If the meaning of that act were doubtful, its practical
construction by the Navy Department would be entitled to great
weight; but, as the meaning of the statute, as applied to these
cases, appears to this Court to be perfectly clear, no practice
inconsistent with that meaning can have any effect.
Swift Co.
v. United States, 105 U. S. 691,
105 U. S. 695;
United States v. Graham, 110 U. S. 219;
United States v. Tanner, 147 U. S. 661.
This case does not present for judicial determination (if it
could be so presented in any form) the question whether the
practice of the Navy Department with regard to the rank and
precedence of such officers conforms to section 1485 of the Revised
Statutes, which directs that
"the officers of the staff corps of the navy shall take
precedence in their several corps and in their several grades, and
with officers of the line with whom they hold relative rank,
according to length of service in the Navy."
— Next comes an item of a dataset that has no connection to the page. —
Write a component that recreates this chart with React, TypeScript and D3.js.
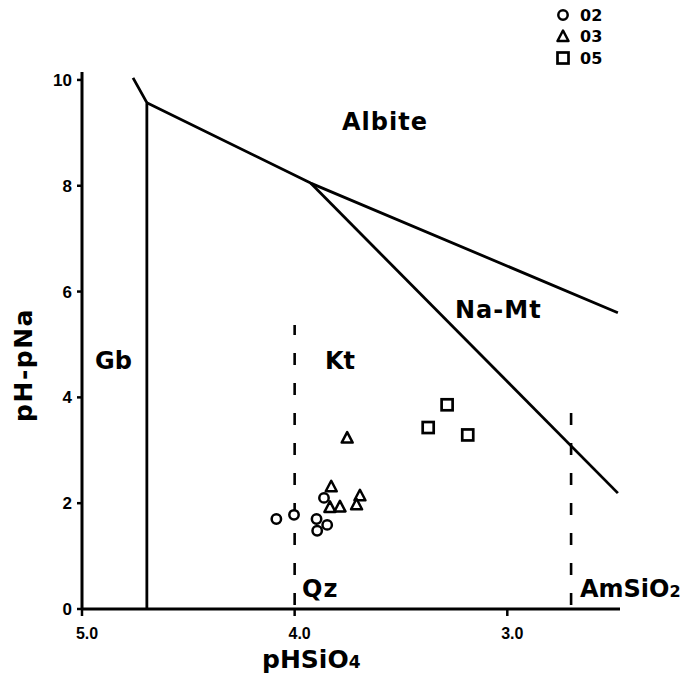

In the petitions for rehearing, illustrations are given of the
inequality of the operation of the longevity pay act, as construed
by this Court; but as that act, upon any possible construction,
distinguishes the case of continuous from that of interrupted
service, it is impossible that there should not be some cases of
apparent disproportion in the allowances for length of service. The
duty of the courts is to apply the general rule prescribed by
Congress. If injustice attends the application of the rule in
particular cases, Congress alone can
Page 152 U. S. 398
afford a remedy by changing the rule for the future, of granting
additional compensation for the past.
Petitions for rehearing denied.
MR. JUSTICE WHITE, not having been a member of the Court when
this case was argued, took no part in its decision.